START
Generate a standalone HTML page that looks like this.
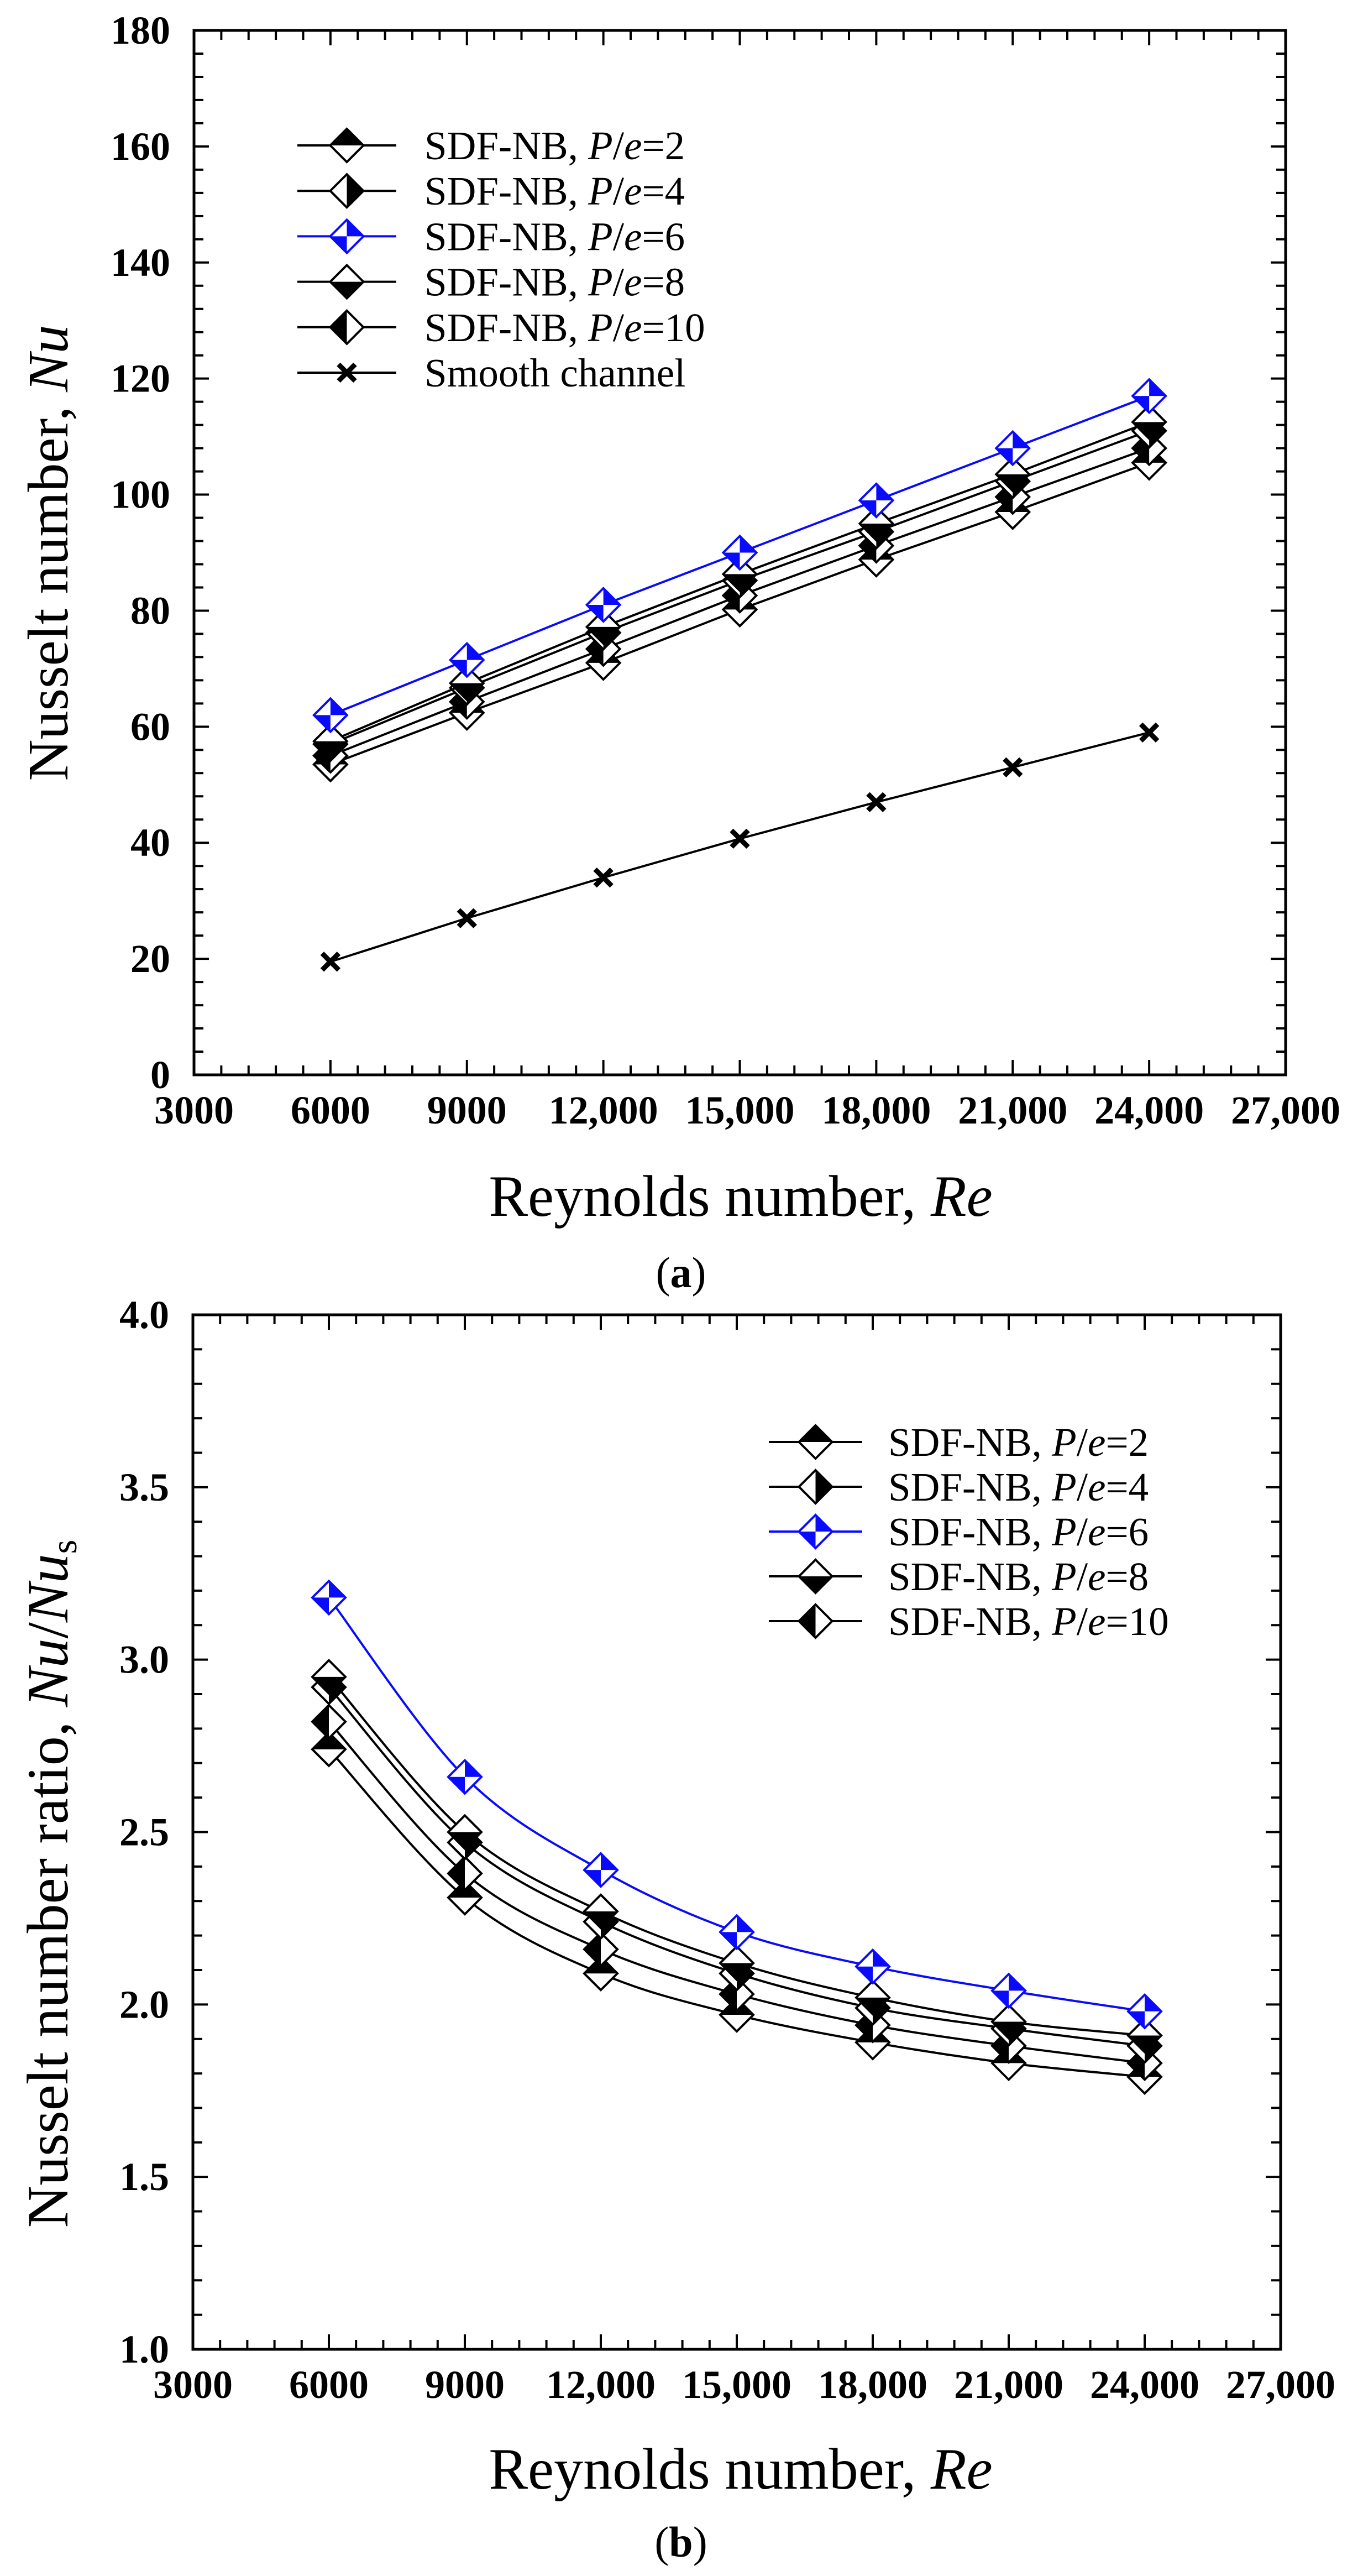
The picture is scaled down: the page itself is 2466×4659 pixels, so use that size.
<!DOCTYPE html>
<html><head><meta charset="utf-8"><title>Nusselt number charts</title>
<style>html,body{margin:0;padding:0;background:#fff}svg{display:block}</style></head>
<body>
<svg id="fig" xmlns="http://www.w3.org/2000/svg" width="2466" height="4659" viewBox="0 0 2466 4659" font-family="'Liberation Serif', serif">
<rect x="0" y="0" width="2466" height="4659" fill="#fff"/>
</svg>
<script>
// ---- shared x data ----
const reynolds = [6000, 9000, 12000, 15000, 18000, 21000, 24000];
const xTickValues = [3000, 6000, 9000, 12000, 15000, 18000, 21000, 24000, 27000];
const xTickLabels = ['3000', '6000', '9000', '12,000', '15,000', '18,000', '21,000', '24,000', '27,000'];

// ---- chart (a) Nusselt number ----
const nuPe2 = [53.5, 62.4, 71.0, 80.2, 88.8, 97.0, 105.5];
const nuPe4 = [57.0, 66.7, 76.2, 85.2, 93.6, 102.3, 111.0];
const nuPe6 = [62.0, 71.5, 81.0, 90.0, 99.0, 108.0, 117.0];
const nuPe8 = [57.5, 67.5, 77.2, 86.3, 95.0, 103.5, 112.5];
const nuPe10 = [55.0, 64.3, 73.4, 82.6, 91.2, 99.6, 108.0];
const nuSmooth = [19.5, 27.0, 34.0, 40.7, 47.0, 53.0, 59.0];
const aYTickValues = [0, 20, 40, 60, 80, 100, 120, 140, 160, 180];
const aYTickLabels = ['0', '20', '40', '60', '80', '100', '120', '140', '160', '180'];

// ---- chart (b) Nusselt number ratio ----
const ratioPe2 = [2.74, 2.31, 2.09, 1.97, 1.89, 1.83, 1.79];
const ratioPe4 = [2.92, 2.47, 2.24, 2.09, 1.99, 1.93, 1.88];
const ratioPe6 = [3.18, 2.66, 2.39, 2.21, 2.11, 2.04, 1.98];
const ratioPe8 = [2.95, 2.50, 2.27, 2.12, 2.02, 1.95, 1.91];
const ratioPe10 = [2.82, 2.38, 2.16, 2.03, 1.94, 1.88, 1.83];
const bYTickValues = [1.0, 1.5, 2.0, 2.5, 3.0, 3.5, 4.0];
const bYTickLabels = ['1.0', '1.5', '2.0', '2.5', '3.0', '3.5', '4.0'];

const NS = 'http://www.w3.org/2000/svg';
const svg = document.getElementById('fig');
function mk(tag, attrs, parent) {
  const e = document.createElementNS(NS, tag);
  for (const k in attrs) e.setAttribute(k, attrs[k]);
  (parent || svg).appendChild(e);
  return e;
}

function drawChart(cfg) {
  const g = mk('g', {});
  
  
  const L = cfg.left, R = cfg.right, T = cfg.top, B = cfg.bottom;
  const xs = v => L + (v - cfg.xMin) / (cfg.xMax - cfg.xMin) * (R - L);
  const ys = v => B - (v - cfg.yMin) / (cfg.yMax - cfg.yMin) * (B - T);

  const tg = mk('g', {stroke: '#000', 'stroke-width': 4}, g);
  
  
  const xMinorStep = (cfg.xMax - cfg.xMin) / 40;
  for (let i = 0; i <= 40; i++) {
    const x = xs(cfg.xMin + i * xMinorStep);
    const len = i % 5 === 0 ? 27 : 17;
    mk('line', {x1: x, y1: B, x2: x, y2: B - len}, tg);
    mk('line', {x1: x, y1: T, x2: x, y2: T + len}, tg);
  }
  const yMinorStep = cfg.yMinor;
  const nY = Math.round((cfg.yMax - cfg.yMin) / yMinorStep);
  const perMajor = Math.round(cfg.yMajor / yMinorStep);
  for (let i = 0; i <= nY; i++) {
    const y = ys(cfg.yMin + i * yMinorStep);
    const len = i % perMajor === 0 ? 27 : 17;
    mk('line', {x1: L, y1: y, x2: L + len, y2: y}, tg);
    mk('line', {x1: R, y1: y, x2: R - len, y2: y}, tg);
  }
  const fr = mk('rect', {x: L, y: T, width: R - L, height: B - T, fill: 'none', stroke: '#000', 'stroke-width': 5}, g);
  
  

  cfg.xTickValues.forEach((v, i) => {
    const t = mk('text', {x: xs(v), y: B + 88, 'text-anchor': 'middle', 'font-size': 72, 'font-weight': 'bold'}, g);
    t.textContent = cfg.xTickLabels[i];
    
    
  });
  cfg.yTickValues.forEach((v, i) => {
    const t = mk('text', {x: L - 43, y: ys(v) + 24, 'text-anchor': 'end', 'font-size': 72, 'font-weight': 'bold'}, g);
    t.textContent = cfg.yTickLabels[i];
    
    
  });

  cfg.series.forEach(s => {
    const sg = mk('g', {}, g);
    
    
    const pts = reynolds.map((r, i) => [xs(r), ys(s.values[i])]);
    let d;
    if (cfg.smooth) {
      d = 'M' + pts[0][0] + ',' + pts[0][1];
      for (let i = 0; i < pts.length - 1; i++) {
        const p0 = pts[Math.max(0, i - 1)], p1 = pts[i], p2 = pts[i + 1], p3 = pts[Math.min(pts.length - 1, i + 2)];
        const c1x = p1[0] + (p2[0] - p0[0]) / 6, c1y = p1[1] + (p2[1] - p0[1]) / 6;
        const c2x = p2[0] - (p3[0] - p1[0]) / 6, c2y = p2[1] - (p3[1] - p1[1]) / 6;
        d += ' C' + c1x + ',' + c1y + ' ' + c2x + ',' + c2y + ' ' + p2[0] + ',' + p2[1];
      }
    } else {
      d = 'M' + pts.map(p => p[0] + ',' + p[1]).join(' L');
    }
    const ln = mk('path', {d: d, fill: 'none', stroke: s.color, 'stroke-width': 4}, sg);
    
    
    s.pts = pts; s.group = sg;
  });
  cfg.series.forEach(s => {
    s.pts.forEach(p => {
      const m = drawMarker(s.group, p[0], p[1], s.marker, s.color);
      
      
    });
  });

  const lg = mk('g', {}, g);
  
  
  cfg.series.slice().sort((a, b) => a.legendIndex - b.legendIndex).forEach((s, i) => {
    const eg = mk('g', {}, lg);
    
    
    const y = cfg.legend.y0 + i * cfg.legend.dy;
    mk('line', {x1: cfg.legend.x1, y1: y, x2: cfg.legend.x2, y2: y, stroke: s.color, 'stroke-width': 4}, eg);
    drawMarker(eg, (cfg.legend.x1 + cfg.legend.x2) / 2, y, s.marker, s.color);
    const t = mk('text', {x: cfg.legend.tx, y: y + 25, 'font-size': 73}, eg);
    if (s.pe) {
      t.appendChild(document.createTextNode('SDF-NB, '));
      const i1 = mk('tspan', {'font-style': 'italic'}, t); i1.textContent = 'P';
      t.appendChild(document.createTextNode('/'));
      const i2 = mk('tspan', {'font-style': 'italic'}, t); i2.textContent = 'e';
      t.appendChild(document.createTextNode('=' + s.pe));
    } else {
      t.textContent = s.label;
    }
  });
  return g;
}

function drawMarker(parent, cx, cy, type, color) {
  const g = mk('g', {}, parent);
  const r = 30;
  if (type === 'x') {
    const s = 15;
    mk('path', {d: `M${cx - s},${cy - s} L${cx + s},${cy + s} M${cx - s},${cy + s} L${cx + s},${cy - s}`, stroke: '#000', 'stroke-width': 9, fill: 'none'}, g);
    return g;
  }
  mk('polygon', {points: `${cx},${cy - r} ${cx + r},${cy} ${cx},${cy + r} ${cx - r},${cy}`, fill: '#fff'}, g);
  let polys = [];
  if (type === 'top') polys = [`${cx - r},${cy} ${cx},${cy - r} ${cx + r},${cy}`];
  if (type === 'bottom') polys = [`${cx - r},${cy} ${cx},${cy + r} ${cx + r},${cy}`];
  if (type === 'right') polys = [`${cx},${cy - r} ${cx + r},${cy} ${cx},${cy + r}`];
  if (type === 'left') polys = [`${cx},${cy - r} ${cx - r},${cy} ${cx},${cy + r}`];
  if (type === 'diag') polys = [`${cx},${cy} ${cx},${cy - r} ${cx + r},${cy}`, `${cx},${cy} ${cx},${cy + r} ${cx - r},${cy}`];
  polys.forEach(p => mk('polygon', {points: p, fill: color}, g));
  mk('polygon', {points: `${cx},${cy - r} ${cx + r},${cy} ${cx},${cy + r} ${cx - r},${cy}`, fill: 'none', stroke: color, 'stroke-width': 4, 'stroke-linejoin': 'miter'}, g);
  return g;
}

const BLUE = '#0a0aff';
drawChart({
  name: 'chart-a-nusselt', left: 351, right: 2326, top: 55, bottom: 1944,
  xMin: 3000, xMax: 27000, yMin: 0, yMax: 180, yMajor: 20, yMinor: 4, smooth: false,
  xTickValues, xTickLabels, yTickValues: aYTickValues, yTickLabels: aYTickLabels,
  legend: {x1: 538, x2: 717, tx: 768, y0: 263, dy: 82.2},
  series: [
    {name: 'series-smooth-channel', values: nuSmooth, marker: 'x', color: '#000', label: 'Smooth channel', legendIndex: 5},
    {name: 'series-pe2', values: nuPe2, marker: 'top', color: '#000', pe: '2', legendIndex: 0},
    {name: 'series-pe10', values: nuPe10, marker: 'left', color: '#000', pe: '10', legendIndex: 4},
    {name: 'series-pe4', values: nuPe4, marker: 'right', color: '#000', pe: '4', legendIndex: 1},
    {name: 'series-pe8', values: nuPe8, marker: 'bottom', color: '#000', pe: '8', legendIndex: 3},
    {name: 'series-pe6', values: nuPe6, marker: 'diag', color: BLUE, pe: '6', legendIndex: 2}
  ]
});
drawChart({
  name: 'chart-b-ratio', left: 349, right: 2317, top: 2378, bottom: 4249,
  xMin: 3000, xMax: 27000, yMin: 1, yMax: 4, yMajor: 0.5, yMinor: 0.1, smooth: true,
  xTickValues, xTickLabels, yTickValues: bYTickValues, yTickLabels: bYTickLabels,
  legend: {x1: 1391, x2: 1560, tx: 1607, y0: 2608, dy: 81},
  series: [
    {name: 'series-pe2', values: ratioPe2, marker: 'top', color: '#000', pe: '2', legendIndex: 0},
    {name: 'series-pe10', values: ratioPe10, marker: 'left', color: '#000', pe: '10', legendIndex: 4},
    {name: 'series-pe4', values: ratioPe4, marker: 'right', color: '#000', pe: '4', legendIndex: 1},
    {name: 'series-pe8', values: ratioPe8, marker: 'bottom', color: '#000', pe: '8', legendIndex: 3},
    {name: 'series-pe6', values: ratioPe6, marker: 'diag', color: BLUE, pe: '6', legendIndex: 2}
  ]
});
</script>
<script>
(function(){
  const svg = document.getElementById('fig');
  svg.insertAdjacentHTML('beforeend', `
  <text x="1340" y="2199" text-anchor="middle" font-size="106">Reynolds number, <tspan font-style="italic">Re</tspan></text>
  <text transform="translate(122,1000) rotate(-90)" text-anchor="middle" font-size="104">Nusselt number, <tspan font-style="italic">Nu</tspan></text>
  <text x="1232" y="2328" text-anchor="middle" font-size="78">(<tspan font-weight="bold">a</tspan>)</text>
  <text x="1340" y="4501" text-anchor="middle" font-size="106">Reynolds number, <tspan font-style="italic">Re</tspan></text>
  <text transform="translate(122,3407) rotate(-90)" text-anchor="middle" font-size="106">Nusselt number ratio, <tspan font-style="italic">Nu</tspan>/<tspan font-style="italic">Nu</tspan><tspan font-size="66" dy="16">s</tspan></text>
  <text x="1232" y="4624" text-anchor="middle" font-size="78">(<tspan font-weight="bold">b</tspan>)</text>
  `);
})();
</script>
</body></html>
END
● Exercise goal: Reproduce the data above word for word from its first line through the line that holds "['1.0', '1.5', '2.0', '2.5', '3.0', '3.5', '4.0'];", both ends included; skip pictures.

● Exercise solution:
Generate a standalone HTML page that looks like this.
The picture is scaled down: the page itself is 2466×4659 pixels, so use that size.
<!DOCTYPE html>
<html><head><meta charset="utf-8"><title>Nusselt number charts</title>
<style>html,body{margin:0;padding:0;background:#fff}svg{display:block}</style></head>
<body>
<svg id="fig" xmlns="http://www.w3.org/2000/svg" width="2466" height="4659" viewBox="0 0 2466 4659" font-family="'Liberation Serif', serif">
<rect x="0" y="0" width="2466" height="4659" fill="#fff"/>
</svg>
<script>
// ---- shared x data ----
const reynolds = [6000, 9000, 12000, 15000, 18000, 21000, 24000];
const xTickValues = [3000, 6000, 9000, 12000, 15000, 18000, 21000, 24000, 27000];
const xTickLabels = ['3000', '6000', '9000', '12,000', '15,000', '18,000', '21,000', '24,000', '27,000'];

// ---- chart (a) Nusselt number ----
const nuPe2 = [53.5, 62.4, 71.0, 80.2, 88.8, 97.0, 105.5];
const nuPe4 = [57.0, 66.7, 76.2, 85.2, 93.6, 102.3, 111.0];
const nuPe6 = [62.0, 71.5, 81.0, 90.0, 99.0, 108.0, 117.0];
const nuPe8 = [57.5, 67.5, 77.2, 86.3, 95.0, 103.5, 112.5];
const nuPe10 = [55.0, 64.3, 73.4, 82.6, 91.2, 99.6, 108.0];
const nuSmooth = [19.5, 27.0, 34.0, 40.7, 47.0, 53.0, 59.0];
const aYTickValues = [0, 20, 40, 60, 80, 100, 120, 140, 160, 180];
const aYTickLabels = ['0', '20', '40', '60', '80', '100', '120', '140', '160', '180'];

// ---- chart (b) Nusselt number ratio ----
const ratioPe2 = [2.74, 2.31, 2.09, 1.97, 1.89, 1.83, 1.79];
const ratioPe4 = [2.92, 2.47, 2.24, 2.09, 1.99, 1.93, 1.88];
const ratioPe6 = [3.18, 2.66, 2.39, 2.21, 2.11, 2.04, 1.98];
const ratioPe8 = [2.95, 2.50, 2.27, 2.12, 2.02, 1.95, 1.91];
const ratioPe10 = [2.82, 2.38, 2.16, 2.03, 1.94, 1.88, 1.83];
const bYTickValues = [1.0, 1.5, 2.0, 2.5, 3.0, 3.5, 4.0];
const bYTickLabels = ['1.0', '1.5', '2.0', '2.5', '3.0', '3.5', '4.0'];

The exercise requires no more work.